Set problem: Among the entries below, which lines run from the line with "Recreate this image" through the line with "import pandas as pd"? Retype those, both ends included, exactly and without pictures.

(Records excerpted from a collection)
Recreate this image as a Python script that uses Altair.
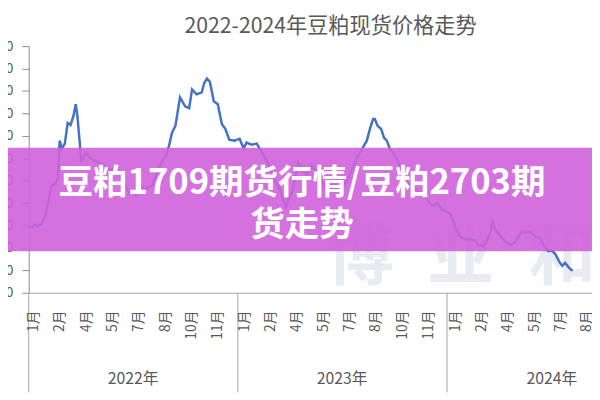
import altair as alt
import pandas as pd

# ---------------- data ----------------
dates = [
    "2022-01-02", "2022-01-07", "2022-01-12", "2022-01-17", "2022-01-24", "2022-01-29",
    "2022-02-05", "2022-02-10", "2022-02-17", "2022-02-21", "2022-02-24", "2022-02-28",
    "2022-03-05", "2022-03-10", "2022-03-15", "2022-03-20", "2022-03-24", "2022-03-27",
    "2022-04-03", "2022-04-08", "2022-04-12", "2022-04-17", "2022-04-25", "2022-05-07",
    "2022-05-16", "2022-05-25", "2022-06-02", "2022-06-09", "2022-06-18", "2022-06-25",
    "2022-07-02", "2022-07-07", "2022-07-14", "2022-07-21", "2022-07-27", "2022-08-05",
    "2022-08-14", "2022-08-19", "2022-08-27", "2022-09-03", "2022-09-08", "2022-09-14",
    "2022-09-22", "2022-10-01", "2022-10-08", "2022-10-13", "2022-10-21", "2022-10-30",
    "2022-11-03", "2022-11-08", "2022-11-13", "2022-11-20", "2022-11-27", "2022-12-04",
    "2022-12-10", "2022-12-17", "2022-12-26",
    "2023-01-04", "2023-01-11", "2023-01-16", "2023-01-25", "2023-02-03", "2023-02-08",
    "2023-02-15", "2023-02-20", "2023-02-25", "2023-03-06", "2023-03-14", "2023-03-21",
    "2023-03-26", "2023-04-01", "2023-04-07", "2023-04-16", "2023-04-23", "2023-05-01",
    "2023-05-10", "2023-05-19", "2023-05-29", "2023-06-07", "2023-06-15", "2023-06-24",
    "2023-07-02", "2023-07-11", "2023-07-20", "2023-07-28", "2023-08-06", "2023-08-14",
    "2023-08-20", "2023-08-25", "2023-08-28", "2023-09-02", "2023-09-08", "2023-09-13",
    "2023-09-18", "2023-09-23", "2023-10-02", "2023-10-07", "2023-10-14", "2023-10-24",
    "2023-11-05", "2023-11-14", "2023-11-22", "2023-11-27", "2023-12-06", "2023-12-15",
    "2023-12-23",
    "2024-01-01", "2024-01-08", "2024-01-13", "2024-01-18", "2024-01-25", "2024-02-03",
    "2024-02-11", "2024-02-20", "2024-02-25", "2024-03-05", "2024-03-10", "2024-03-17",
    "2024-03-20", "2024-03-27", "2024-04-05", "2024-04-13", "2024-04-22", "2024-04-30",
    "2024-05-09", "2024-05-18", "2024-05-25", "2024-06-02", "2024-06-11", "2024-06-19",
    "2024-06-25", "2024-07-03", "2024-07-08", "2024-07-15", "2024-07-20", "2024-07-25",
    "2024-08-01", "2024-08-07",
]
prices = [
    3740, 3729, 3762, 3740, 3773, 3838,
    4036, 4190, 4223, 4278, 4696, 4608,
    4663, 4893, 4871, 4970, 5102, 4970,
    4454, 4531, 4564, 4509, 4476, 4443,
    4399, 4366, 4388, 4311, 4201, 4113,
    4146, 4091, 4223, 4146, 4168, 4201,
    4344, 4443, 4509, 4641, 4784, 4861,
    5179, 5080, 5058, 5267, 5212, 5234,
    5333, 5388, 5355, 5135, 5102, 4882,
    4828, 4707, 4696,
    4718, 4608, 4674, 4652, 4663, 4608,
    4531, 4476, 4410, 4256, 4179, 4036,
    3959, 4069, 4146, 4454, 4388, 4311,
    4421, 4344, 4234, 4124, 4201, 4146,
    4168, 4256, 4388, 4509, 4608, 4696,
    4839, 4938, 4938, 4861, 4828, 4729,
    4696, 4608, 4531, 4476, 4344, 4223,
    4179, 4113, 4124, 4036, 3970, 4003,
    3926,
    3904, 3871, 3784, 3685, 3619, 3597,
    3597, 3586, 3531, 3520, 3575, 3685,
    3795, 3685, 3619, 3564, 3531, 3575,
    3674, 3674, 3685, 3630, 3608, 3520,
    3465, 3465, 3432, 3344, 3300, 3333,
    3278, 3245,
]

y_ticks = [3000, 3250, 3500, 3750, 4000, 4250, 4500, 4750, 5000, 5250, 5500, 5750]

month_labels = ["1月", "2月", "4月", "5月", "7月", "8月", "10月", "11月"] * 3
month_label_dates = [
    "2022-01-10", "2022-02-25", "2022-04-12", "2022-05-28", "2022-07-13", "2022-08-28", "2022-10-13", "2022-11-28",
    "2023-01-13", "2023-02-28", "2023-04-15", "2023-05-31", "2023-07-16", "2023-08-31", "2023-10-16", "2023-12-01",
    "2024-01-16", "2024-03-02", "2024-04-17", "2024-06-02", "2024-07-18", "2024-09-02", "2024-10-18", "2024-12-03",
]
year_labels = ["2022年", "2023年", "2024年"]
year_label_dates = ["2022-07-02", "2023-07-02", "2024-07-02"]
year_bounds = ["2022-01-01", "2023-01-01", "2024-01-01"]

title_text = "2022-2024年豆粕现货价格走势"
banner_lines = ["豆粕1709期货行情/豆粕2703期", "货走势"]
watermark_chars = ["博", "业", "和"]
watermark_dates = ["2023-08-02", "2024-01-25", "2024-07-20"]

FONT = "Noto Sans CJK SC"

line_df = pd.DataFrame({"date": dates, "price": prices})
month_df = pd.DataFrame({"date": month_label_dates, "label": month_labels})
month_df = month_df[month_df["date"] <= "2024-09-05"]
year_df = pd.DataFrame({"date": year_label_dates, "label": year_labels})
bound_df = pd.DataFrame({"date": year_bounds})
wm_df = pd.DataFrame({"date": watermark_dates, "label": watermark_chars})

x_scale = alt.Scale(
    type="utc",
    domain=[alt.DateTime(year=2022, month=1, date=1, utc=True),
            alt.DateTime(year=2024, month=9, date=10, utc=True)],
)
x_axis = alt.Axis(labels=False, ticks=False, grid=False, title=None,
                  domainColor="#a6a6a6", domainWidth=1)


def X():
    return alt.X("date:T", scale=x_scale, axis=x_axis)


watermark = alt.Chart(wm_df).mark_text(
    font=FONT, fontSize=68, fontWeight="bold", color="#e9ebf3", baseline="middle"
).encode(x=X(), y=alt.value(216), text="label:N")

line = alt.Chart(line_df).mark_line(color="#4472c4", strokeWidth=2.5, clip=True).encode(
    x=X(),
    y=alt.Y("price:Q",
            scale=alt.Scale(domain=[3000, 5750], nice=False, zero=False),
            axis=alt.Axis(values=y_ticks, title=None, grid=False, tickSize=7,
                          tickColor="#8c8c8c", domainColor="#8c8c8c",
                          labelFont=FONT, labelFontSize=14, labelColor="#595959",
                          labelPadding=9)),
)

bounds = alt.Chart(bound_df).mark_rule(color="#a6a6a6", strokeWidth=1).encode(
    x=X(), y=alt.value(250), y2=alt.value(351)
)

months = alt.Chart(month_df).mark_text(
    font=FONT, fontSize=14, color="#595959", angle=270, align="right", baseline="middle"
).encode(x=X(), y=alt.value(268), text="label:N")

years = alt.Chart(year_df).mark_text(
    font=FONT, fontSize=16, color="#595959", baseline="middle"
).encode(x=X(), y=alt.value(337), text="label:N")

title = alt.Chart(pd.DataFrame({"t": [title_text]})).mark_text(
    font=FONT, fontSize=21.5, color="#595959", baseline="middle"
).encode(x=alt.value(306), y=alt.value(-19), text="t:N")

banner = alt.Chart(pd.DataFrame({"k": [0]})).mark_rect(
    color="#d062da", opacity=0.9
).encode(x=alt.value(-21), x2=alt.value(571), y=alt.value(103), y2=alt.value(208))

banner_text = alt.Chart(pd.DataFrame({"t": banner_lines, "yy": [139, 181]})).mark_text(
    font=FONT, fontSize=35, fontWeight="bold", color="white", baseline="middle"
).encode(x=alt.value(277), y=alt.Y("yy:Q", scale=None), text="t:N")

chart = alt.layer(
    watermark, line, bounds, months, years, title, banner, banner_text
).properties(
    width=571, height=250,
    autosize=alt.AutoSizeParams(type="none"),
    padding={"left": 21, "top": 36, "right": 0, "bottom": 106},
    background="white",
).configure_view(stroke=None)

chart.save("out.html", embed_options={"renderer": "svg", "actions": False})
--
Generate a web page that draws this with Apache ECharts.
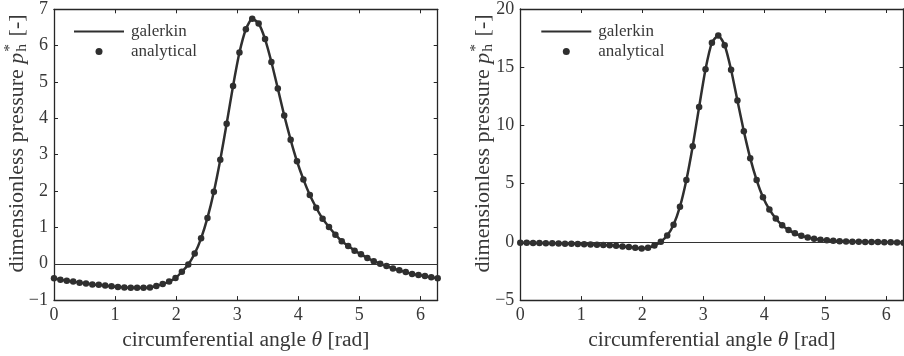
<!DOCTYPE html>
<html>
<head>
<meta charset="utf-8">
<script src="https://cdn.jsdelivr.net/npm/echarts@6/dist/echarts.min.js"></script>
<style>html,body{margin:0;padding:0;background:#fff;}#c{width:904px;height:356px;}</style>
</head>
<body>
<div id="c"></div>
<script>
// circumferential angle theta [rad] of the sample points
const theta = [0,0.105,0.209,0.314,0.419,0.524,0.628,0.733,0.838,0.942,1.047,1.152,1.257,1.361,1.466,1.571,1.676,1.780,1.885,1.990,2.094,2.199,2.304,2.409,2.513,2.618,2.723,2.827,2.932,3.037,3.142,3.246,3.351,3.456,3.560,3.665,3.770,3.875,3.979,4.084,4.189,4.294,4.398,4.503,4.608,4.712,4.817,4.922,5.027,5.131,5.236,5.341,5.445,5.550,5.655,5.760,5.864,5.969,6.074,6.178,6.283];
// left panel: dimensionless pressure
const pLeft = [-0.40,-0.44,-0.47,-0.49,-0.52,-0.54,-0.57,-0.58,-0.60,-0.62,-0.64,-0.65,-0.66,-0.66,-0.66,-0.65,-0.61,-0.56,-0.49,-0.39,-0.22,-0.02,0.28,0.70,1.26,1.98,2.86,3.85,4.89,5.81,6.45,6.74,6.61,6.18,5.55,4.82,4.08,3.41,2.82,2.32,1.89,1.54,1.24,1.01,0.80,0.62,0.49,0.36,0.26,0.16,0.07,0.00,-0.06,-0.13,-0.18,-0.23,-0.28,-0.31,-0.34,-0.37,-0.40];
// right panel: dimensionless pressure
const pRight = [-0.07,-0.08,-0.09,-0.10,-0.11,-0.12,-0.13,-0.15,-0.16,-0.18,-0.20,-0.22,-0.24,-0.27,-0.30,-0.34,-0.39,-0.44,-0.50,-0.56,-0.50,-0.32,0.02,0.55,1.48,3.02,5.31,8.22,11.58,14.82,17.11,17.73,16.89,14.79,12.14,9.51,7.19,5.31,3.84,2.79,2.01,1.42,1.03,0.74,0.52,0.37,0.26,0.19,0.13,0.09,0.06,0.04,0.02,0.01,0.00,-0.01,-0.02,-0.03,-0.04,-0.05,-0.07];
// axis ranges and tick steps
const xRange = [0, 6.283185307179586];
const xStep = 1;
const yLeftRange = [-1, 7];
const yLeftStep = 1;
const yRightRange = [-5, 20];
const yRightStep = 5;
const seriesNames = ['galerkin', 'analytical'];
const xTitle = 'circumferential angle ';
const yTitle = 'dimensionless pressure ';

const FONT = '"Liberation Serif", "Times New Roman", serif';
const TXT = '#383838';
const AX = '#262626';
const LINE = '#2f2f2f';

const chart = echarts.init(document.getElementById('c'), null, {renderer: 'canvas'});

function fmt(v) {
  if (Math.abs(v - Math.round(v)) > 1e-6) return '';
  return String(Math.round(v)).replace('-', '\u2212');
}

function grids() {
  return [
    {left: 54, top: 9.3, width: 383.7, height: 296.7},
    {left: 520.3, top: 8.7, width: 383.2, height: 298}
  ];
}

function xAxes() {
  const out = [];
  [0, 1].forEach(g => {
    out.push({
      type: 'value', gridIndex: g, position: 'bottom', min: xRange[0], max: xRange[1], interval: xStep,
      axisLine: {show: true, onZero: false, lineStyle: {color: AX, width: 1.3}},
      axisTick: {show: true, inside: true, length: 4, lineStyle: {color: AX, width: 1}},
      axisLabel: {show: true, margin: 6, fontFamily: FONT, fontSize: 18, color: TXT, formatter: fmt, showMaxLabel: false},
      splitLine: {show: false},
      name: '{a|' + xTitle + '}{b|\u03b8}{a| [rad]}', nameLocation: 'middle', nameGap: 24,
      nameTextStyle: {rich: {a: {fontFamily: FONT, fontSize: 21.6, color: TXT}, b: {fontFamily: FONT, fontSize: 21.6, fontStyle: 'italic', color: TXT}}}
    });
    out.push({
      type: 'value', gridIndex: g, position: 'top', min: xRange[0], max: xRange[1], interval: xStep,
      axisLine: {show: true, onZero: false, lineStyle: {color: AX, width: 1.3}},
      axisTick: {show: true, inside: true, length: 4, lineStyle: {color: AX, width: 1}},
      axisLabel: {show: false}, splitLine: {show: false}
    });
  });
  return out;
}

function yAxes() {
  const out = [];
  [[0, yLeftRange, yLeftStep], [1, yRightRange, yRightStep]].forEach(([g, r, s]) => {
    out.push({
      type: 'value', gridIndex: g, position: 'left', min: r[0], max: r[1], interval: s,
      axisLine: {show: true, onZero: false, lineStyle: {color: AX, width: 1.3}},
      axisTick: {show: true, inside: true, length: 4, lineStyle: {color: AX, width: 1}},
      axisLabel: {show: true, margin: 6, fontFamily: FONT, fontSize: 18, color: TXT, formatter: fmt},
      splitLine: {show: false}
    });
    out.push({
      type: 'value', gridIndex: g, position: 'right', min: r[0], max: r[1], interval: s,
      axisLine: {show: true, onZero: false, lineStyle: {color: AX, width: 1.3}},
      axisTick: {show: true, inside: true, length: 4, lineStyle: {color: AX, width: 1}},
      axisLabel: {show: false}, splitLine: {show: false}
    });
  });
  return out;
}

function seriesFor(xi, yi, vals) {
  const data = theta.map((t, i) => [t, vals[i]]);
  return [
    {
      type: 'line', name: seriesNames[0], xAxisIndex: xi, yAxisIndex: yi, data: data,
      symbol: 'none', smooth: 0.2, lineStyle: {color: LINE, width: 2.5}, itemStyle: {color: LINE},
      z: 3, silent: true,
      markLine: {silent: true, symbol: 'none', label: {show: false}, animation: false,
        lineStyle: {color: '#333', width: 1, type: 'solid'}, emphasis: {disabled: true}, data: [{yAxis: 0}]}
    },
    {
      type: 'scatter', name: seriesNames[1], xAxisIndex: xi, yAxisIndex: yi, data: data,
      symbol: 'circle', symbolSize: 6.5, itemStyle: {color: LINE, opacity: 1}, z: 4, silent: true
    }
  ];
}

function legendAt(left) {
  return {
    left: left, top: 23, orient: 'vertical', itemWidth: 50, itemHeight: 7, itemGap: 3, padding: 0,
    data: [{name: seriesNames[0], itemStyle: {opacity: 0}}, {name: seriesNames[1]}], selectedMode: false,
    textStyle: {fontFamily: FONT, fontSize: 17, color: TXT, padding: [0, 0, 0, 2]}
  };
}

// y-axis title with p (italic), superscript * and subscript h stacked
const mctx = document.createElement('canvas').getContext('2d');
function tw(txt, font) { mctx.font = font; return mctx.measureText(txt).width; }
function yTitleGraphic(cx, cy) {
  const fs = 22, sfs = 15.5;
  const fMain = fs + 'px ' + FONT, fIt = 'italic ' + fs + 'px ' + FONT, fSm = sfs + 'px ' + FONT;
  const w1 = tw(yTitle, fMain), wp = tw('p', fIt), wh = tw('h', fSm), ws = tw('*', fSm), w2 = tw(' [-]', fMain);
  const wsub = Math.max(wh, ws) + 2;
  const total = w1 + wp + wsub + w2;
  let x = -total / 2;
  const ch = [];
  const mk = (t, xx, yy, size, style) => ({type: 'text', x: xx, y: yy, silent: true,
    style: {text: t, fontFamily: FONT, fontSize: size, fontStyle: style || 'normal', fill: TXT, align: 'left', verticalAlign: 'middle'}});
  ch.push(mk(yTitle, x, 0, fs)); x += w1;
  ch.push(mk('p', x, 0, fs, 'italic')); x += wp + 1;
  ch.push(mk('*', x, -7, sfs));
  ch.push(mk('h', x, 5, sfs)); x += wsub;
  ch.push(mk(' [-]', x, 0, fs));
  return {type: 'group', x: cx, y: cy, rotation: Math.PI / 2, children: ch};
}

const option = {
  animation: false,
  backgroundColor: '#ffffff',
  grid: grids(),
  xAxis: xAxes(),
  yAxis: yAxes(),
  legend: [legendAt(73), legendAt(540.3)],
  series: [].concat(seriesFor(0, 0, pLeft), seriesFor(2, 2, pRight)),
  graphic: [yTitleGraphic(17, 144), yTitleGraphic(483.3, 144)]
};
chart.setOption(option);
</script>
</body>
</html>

Solution for this task:
Recreate this image as a Python script that uses Altair.
import altair as alt
import pandas as pd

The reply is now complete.